By the 1950s, the fishing industry was in decline, and unemployment in the area had reached 11%. The government had in fact scheduled it as a 'distressed' area. Over-fishing coupled with national economic factors contributed to a significant decline in the fishing industry, resulting in smaller catches and fewer trawlers. By 1972, only twelve trawlers were registered at the port, and 1974 saw industrial and political action to save jobs related to the industry. There had been a housing boom however in the years following Second World War. The District Council took advantage of recently lifted restrictions, and built over 1,000 new homes to accommodate the rising population. The wide sheltered waterway, cheap land on either side of the Haven and government support contributed to the decision in 1957 to create a major oil port. Legislation was passed, and 1958 saw the establishment of the Milford Haven Conservancy Board. In 1960, the Esso Company completed work on an oil refinery near the town, which opened despite environmental objections. This was followed by similar developments by many other chief oil companies in a 10-year period. BP opened a deep water terminal near Angle, connected to a refinery at Llandarcy by underground pipeline. The site encompasses Popton Fort. In 1964 Texaco completed construction on a refinery a near Rhoscrowther, and 1968 saw the opening of the Gulf Refinery near Waterston. The Amoco Refinery near Roberston Cross was the last to be built, in 1973. All three refineries were linked to the main railway line by branch lines. In 1973, Pembroke Power Station came online, burning fuel from the surrounding refineries. In 1974, Milford could boast an oil trade of 58,554,000 tons, which was three times the combined trade of all the other ports of Wales.
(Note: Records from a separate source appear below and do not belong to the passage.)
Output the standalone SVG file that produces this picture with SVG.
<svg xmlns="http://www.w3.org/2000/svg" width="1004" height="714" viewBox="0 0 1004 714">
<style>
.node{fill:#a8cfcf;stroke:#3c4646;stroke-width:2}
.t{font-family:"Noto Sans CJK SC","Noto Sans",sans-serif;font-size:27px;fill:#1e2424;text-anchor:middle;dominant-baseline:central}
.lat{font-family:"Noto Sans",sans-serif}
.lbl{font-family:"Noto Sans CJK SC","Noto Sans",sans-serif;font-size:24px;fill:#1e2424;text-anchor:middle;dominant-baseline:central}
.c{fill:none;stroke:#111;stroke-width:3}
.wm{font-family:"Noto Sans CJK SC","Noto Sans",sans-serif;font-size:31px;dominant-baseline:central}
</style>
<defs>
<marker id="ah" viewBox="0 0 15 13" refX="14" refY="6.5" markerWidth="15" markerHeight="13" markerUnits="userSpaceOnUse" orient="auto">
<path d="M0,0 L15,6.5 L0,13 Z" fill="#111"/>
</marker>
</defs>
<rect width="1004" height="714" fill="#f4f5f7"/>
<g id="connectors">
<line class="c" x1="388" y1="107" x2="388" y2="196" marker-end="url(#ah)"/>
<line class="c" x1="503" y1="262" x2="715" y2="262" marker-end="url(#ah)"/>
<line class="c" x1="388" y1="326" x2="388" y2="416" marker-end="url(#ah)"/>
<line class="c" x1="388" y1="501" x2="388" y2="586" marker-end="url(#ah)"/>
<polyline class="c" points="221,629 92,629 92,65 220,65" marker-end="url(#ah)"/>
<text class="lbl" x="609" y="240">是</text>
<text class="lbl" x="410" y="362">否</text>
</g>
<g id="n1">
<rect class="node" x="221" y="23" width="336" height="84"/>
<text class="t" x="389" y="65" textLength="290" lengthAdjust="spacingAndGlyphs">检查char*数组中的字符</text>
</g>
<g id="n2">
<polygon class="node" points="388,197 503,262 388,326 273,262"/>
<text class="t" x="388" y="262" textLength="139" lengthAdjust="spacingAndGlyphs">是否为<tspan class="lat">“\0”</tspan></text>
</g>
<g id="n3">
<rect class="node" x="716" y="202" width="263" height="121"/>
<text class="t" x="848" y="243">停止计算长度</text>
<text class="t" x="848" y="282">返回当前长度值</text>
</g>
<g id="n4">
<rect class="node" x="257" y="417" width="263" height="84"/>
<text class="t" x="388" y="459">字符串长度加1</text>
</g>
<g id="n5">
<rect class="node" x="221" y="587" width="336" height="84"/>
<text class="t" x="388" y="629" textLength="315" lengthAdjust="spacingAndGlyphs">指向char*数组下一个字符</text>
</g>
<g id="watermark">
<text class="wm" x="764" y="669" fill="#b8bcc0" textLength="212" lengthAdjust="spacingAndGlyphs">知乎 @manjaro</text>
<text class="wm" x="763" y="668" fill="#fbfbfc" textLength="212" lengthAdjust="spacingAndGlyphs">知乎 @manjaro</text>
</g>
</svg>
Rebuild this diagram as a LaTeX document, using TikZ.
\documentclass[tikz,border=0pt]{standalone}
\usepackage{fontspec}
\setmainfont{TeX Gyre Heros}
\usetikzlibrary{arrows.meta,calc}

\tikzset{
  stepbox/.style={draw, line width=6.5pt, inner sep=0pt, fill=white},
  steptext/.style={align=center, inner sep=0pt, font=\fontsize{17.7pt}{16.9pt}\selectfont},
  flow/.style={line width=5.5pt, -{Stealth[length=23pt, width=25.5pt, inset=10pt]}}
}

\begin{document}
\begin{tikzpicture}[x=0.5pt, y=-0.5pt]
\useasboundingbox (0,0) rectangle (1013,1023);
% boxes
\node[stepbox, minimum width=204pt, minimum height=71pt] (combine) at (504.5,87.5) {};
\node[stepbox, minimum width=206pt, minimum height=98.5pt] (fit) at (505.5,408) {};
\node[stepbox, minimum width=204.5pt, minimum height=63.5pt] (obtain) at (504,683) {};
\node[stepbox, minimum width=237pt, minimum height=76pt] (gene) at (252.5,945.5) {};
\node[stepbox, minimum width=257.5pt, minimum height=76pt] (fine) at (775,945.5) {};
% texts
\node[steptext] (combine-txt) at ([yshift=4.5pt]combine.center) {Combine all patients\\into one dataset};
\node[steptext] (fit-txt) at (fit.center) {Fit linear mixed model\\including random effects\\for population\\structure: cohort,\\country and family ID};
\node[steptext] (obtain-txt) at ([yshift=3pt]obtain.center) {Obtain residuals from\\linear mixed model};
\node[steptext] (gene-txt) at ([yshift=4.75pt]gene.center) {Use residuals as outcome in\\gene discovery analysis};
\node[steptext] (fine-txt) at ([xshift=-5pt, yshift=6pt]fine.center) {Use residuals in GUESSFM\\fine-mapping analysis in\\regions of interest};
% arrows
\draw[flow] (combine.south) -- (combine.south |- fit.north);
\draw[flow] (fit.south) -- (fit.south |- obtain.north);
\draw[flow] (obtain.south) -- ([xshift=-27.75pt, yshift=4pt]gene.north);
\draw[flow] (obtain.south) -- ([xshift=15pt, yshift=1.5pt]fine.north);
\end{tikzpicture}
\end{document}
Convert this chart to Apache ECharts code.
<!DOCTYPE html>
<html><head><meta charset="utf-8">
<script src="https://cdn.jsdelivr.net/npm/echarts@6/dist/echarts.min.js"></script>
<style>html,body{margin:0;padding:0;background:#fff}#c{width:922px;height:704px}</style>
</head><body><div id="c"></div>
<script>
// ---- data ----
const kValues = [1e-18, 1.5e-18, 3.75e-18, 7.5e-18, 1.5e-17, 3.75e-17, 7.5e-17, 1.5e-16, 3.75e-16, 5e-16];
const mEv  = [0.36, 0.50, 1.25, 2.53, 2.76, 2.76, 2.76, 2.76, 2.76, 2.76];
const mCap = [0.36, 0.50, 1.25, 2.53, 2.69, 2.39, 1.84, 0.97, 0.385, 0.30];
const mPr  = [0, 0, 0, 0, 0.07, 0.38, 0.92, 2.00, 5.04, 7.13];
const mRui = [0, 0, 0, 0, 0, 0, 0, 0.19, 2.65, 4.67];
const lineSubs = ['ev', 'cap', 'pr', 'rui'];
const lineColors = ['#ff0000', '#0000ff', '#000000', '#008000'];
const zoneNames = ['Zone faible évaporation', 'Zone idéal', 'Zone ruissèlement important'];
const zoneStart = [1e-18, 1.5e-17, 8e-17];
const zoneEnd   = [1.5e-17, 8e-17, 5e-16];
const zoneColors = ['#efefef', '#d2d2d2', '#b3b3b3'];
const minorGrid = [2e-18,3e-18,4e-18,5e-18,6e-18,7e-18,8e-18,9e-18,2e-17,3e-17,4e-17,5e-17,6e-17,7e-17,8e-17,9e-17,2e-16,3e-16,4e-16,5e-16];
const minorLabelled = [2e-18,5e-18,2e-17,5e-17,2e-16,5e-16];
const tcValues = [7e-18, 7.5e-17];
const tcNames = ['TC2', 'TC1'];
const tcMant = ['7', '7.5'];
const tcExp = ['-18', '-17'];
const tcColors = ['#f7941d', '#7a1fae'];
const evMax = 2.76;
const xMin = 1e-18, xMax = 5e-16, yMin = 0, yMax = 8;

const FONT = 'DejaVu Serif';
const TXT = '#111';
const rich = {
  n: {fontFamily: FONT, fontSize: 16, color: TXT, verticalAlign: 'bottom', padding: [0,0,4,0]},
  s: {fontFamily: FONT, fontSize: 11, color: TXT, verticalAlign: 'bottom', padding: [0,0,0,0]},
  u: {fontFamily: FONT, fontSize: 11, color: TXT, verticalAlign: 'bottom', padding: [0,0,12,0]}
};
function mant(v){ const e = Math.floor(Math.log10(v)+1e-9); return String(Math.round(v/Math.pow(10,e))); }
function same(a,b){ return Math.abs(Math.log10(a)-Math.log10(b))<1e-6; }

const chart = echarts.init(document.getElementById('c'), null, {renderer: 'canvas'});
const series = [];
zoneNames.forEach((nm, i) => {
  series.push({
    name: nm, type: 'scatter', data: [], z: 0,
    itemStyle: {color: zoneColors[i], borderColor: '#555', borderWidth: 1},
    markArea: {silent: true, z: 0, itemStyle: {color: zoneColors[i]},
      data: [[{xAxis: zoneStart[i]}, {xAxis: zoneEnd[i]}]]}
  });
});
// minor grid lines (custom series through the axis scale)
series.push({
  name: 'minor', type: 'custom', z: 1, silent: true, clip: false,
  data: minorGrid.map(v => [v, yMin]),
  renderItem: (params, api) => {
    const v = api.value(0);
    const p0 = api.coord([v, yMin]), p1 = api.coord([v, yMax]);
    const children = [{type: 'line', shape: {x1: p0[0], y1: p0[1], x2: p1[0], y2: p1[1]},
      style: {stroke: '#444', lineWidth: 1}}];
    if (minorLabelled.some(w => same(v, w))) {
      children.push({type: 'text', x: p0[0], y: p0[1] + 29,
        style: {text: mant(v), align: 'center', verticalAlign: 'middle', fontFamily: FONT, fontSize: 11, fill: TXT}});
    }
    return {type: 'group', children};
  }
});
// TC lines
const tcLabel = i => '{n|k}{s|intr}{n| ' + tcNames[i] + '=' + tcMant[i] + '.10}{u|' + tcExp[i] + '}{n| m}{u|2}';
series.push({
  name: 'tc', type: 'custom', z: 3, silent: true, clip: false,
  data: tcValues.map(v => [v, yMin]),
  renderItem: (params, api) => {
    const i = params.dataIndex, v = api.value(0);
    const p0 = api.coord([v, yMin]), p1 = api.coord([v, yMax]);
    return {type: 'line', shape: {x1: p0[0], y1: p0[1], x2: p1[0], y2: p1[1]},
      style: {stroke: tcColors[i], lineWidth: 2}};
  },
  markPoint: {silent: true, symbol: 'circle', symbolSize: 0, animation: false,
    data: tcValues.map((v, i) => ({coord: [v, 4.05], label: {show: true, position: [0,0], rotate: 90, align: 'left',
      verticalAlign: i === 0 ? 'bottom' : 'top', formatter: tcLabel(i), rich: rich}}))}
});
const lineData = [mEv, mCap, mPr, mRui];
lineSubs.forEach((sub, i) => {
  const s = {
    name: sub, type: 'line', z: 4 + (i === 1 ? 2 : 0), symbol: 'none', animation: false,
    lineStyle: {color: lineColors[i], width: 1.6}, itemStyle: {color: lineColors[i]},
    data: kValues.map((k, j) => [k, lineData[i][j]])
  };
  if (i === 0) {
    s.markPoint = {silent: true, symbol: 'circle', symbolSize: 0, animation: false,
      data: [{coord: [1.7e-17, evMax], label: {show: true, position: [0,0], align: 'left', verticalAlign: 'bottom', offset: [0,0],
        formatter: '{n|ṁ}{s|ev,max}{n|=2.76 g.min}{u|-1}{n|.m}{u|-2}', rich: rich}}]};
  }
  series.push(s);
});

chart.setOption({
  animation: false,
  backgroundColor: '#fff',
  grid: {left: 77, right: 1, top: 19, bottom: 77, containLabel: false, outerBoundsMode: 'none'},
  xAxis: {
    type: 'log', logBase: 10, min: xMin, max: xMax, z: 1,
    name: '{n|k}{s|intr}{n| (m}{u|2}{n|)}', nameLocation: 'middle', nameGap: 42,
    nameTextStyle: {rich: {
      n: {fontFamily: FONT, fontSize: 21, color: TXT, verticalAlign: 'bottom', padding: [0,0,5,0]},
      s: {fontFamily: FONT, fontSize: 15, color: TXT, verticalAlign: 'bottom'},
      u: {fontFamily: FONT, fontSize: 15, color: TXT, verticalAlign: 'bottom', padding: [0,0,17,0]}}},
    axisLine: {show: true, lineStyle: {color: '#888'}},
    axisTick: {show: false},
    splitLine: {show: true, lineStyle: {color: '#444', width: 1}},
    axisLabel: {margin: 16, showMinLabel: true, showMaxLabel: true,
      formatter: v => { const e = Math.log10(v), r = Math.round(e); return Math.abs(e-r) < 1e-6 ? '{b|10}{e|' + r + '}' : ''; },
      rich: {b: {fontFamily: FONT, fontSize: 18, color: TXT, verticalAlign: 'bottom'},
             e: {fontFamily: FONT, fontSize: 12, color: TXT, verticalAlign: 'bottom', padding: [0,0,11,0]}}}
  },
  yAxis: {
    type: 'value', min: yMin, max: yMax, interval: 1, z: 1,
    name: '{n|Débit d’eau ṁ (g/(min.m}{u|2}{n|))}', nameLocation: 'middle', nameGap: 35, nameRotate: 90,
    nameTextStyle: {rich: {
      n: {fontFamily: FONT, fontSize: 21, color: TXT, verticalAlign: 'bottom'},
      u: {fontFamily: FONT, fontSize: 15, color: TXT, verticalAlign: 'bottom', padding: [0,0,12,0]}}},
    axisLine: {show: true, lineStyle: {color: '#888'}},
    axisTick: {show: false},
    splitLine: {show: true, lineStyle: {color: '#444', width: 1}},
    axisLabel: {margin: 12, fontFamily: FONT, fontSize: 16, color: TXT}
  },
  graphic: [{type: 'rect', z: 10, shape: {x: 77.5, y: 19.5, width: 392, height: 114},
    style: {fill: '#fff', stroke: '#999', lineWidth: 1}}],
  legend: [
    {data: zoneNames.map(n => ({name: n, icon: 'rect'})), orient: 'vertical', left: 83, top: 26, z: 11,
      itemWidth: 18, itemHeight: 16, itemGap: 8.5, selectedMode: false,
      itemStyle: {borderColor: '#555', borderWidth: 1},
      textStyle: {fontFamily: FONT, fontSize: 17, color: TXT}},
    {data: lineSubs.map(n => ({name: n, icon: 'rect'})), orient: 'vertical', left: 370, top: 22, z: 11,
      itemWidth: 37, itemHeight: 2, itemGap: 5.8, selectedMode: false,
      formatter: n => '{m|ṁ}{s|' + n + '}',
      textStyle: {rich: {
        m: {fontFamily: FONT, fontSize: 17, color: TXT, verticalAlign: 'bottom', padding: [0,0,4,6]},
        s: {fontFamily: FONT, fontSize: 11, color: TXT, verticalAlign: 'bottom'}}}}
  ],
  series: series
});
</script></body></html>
By the early 1980s, the Esso refinery was the 2nd largest in the UK. "The industry however was not labour intensive, and did not provide huge labour opportunities for locals, in the 1970s employing only 2,000 workers." The nature of large construction projects meant that workers were attracted from outside the local area, and the decline of the fishing industry was to a certain extent masked. However, this employment was not permanent. On completing the construction of construction projects such as the Esso refinery and the Cleddau Bridge, those who decided to relocate to the town were faced with what the Preseli District Council called in 1977 "the area's serious unemployment problem". In August 1983, a major boilover fire at the Amoco Refinery required 150 firemen, 50 fire engines and two days to extinguish. In 1984, a serious explosion on a tanker being repaired in the Haven resulted in three fatalities. In 1996 the area hit the headlines internationally when the oil tanker Sea Empress ran aground, causing a substantial oil spill.

==Etymology==
Milford Haven is an Anglicization of an old Scandinavian name Melrfjordr that was first applied to the waterway - the Old Norse Melr, meaning sandbank, and fjordr, meaning inlet, developing into "Milford"; then later the term "Haven" was added. The town was named Milford after the waterway, and, as with the waterway, Haven was added later - in this case around 1868, when the railway terminus was built. The Welsh for Milford Haven, Aberdaugleddau, refers to the estuary which is the meeting point of the "White River Cleddau" (Afon Cleddau Wen) and the "Black River Cleddau" (Afon Cleddau Ddu). The term "Aber" is associated with the 'pouring out' of a river, hence the description of the two rivers meeting and forming an estuary. Cleddau itself may make reference to the action of a weapon or tool cutting through the land. From the 1970s onward, the term "Milffwrd" can be occasionally heard, having even appeared on tourist maps.